# What is expected
Report the count of lines that carry the string "React", and add nothing.

# Available data
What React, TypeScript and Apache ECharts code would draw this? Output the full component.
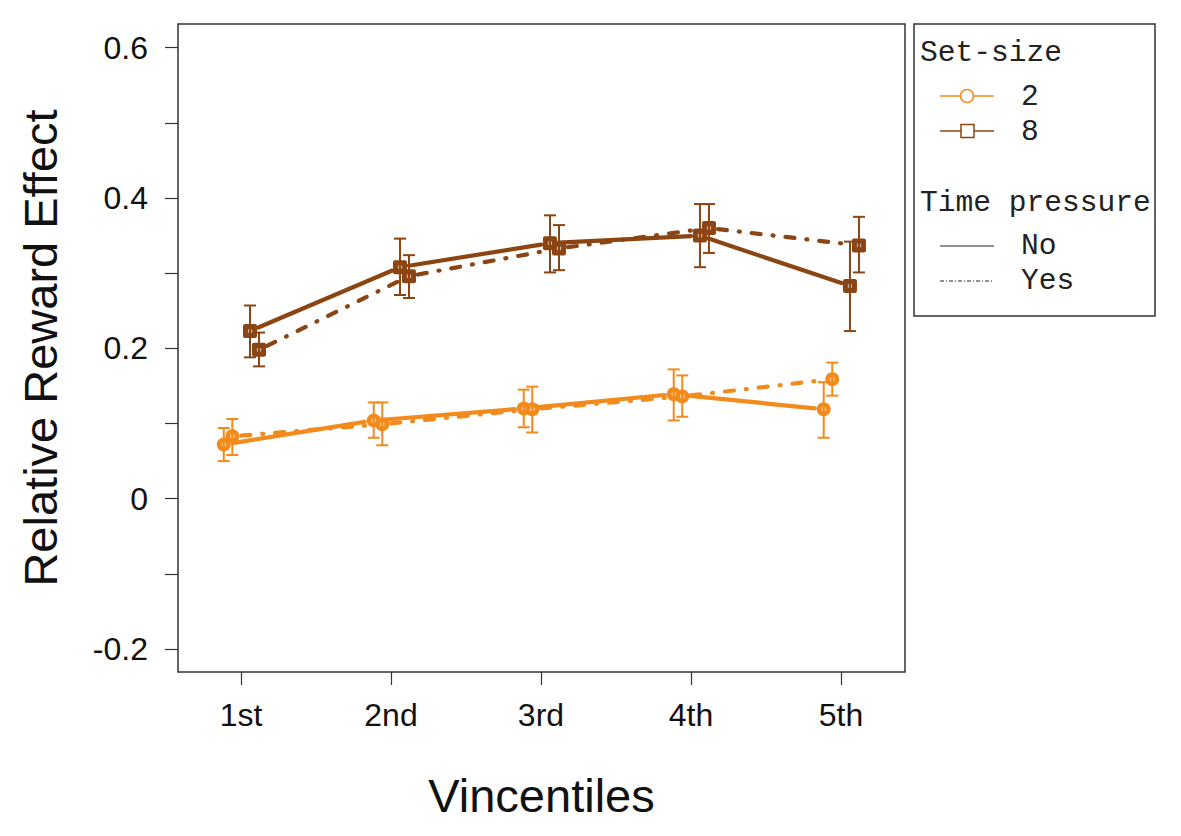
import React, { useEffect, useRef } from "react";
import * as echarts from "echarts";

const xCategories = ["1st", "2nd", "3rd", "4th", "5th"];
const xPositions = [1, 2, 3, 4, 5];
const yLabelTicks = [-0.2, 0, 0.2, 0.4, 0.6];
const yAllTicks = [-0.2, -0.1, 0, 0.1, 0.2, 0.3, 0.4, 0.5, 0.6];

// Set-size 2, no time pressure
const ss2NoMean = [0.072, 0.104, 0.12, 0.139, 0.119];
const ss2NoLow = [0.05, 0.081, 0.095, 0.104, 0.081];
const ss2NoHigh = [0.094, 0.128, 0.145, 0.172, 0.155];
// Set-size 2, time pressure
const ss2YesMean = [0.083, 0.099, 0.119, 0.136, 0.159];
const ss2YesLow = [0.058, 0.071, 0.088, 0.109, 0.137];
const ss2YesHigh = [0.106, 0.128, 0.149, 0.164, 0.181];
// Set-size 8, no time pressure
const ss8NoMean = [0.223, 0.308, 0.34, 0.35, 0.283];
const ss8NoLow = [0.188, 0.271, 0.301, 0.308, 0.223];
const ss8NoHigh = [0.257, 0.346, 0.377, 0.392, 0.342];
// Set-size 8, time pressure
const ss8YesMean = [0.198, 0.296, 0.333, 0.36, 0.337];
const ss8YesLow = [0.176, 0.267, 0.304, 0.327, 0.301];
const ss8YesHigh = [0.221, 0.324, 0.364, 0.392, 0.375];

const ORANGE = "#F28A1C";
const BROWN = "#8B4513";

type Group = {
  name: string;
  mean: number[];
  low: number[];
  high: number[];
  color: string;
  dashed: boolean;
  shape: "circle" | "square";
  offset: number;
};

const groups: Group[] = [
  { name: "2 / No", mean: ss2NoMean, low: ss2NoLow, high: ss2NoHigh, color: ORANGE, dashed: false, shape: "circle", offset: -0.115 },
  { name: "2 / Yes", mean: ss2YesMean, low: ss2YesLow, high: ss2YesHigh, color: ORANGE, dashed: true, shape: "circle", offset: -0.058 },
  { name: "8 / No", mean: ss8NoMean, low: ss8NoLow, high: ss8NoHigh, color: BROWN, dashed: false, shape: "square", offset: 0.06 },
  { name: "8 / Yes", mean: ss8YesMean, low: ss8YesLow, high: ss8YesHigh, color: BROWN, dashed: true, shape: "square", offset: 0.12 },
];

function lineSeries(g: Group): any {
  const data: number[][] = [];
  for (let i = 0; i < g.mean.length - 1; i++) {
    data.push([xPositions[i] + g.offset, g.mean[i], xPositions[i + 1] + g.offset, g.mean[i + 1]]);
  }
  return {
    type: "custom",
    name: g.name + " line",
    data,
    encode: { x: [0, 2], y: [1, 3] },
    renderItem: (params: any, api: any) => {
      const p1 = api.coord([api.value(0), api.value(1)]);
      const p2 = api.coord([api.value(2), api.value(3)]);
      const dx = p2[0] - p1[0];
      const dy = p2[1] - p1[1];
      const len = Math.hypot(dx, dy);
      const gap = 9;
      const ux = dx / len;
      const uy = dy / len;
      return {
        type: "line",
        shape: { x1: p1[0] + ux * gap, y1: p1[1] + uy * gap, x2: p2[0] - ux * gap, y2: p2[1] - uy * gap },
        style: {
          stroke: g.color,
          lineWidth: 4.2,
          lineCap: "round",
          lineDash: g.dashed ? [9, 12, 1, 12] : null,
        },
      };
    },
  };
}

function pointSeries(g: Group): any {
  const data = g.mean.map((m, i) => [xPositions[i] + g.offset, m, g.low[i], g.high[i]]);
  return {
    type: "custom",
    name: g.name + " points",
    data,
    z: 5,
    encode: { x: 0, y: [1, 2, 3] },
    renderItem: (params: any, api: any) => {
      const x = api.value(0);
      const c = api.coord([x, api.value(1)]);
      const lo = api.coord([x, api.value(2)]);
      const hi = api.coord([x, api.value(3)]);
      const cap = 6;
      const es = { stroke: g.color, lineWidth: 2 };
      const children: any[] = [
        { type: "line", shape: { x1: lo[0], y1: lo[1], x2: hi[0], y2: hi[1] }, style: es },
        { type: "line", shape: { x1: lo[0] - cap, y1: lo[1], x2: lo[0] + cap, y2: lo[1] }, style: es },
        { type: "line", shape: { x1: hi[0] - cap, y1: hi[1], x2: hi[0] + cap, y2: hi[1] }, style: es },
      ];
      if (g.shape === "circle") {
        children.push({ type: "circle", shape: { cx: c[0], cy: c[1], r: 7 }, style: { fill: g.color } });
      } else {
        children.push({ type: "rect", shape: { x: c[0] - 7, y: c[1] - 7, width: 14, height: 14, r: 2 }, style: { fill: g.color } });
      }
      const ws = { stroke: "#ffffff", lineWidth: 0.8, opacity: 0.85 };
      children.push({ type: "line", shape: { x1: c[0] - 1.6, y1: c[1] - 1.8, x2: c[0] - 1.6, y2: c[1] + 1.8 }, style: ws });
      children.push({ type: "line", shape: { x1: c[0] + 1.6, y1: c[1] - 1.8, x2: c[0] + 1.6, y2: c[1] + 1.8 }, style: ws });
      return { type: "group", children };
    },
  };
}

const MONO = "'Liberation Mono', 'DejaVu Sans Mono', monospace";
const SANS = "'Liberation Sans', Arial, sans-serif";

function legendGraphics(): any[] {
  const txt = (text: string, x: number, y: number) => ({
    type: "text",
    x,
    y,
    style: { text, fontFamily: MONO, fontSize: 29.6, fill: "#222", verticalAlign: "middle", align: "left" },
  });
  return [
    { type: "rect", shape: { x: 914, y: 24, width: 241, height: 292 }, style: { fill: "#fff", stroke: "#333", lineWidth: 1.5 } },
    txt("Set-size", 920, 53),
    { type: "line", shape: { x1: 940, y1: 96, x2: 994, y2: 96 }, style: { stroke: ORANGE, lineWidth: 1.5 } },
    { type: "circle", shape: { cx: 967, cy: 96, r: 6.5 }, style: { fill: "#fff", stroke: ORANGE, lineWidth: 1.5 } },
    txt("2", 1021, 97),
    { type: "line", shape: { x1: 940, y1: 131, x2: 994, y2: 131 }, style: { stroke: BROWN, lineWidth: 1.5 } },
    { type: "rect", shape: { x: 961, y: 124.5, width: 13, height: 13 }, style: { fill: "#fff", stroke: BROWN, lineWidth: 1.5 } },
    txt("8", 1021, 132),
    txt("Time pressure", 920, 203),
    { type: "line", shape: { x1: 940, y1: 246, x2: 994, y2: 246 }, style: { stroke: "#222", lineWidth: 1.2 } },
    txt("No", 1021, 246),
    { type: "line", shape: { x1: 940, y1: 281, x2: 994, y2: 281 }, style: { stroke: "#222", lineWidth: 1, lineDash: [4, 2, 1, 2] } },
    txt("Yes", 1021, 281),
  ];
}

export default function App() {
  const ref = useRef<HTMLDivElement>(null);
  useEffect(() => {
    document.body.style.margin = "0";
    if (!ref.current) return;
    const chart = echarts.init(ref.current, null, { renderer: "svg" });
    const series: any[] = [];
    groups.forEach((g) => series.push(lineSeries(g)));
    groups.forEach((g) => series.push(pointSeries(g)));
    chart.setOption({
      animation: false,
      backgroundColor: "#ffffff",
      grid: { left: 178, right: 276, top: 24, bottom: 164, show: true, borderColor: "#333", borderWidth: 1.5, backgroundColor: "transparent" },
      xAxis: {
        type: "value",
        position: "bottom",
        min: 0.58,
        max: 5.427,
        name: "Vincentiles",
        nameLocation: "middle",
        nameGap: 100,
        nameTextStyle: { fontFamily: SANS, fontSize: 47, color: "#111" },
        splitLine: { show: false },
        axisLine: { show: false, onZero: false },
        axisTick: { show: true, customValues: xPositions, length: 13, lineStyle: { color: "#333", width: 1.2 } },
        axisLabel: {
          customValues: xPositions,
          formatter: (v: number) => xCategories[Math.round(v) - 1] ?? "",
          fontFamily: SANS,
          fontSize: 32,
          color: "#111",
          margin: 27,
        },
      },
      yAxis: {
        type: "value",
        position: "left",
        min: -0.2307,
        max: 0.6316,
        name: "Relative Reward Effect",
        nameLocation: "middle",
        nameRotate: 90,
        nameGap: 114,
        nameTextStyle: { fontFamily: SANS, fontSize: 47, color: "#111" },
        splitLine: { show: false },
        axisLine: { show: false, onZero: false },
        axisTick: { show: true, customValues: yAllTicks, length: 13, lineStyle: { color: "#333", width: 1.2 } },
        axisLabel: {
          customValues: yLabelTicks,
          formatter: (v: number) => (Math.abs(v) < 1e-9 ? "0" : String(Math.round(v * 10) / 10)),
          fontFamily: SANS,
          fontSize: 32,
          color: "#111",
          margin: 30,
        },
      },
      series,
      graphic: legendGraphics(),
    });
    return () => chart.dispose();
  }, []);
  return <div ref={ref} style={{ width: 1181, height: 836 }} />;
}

# Written solution
2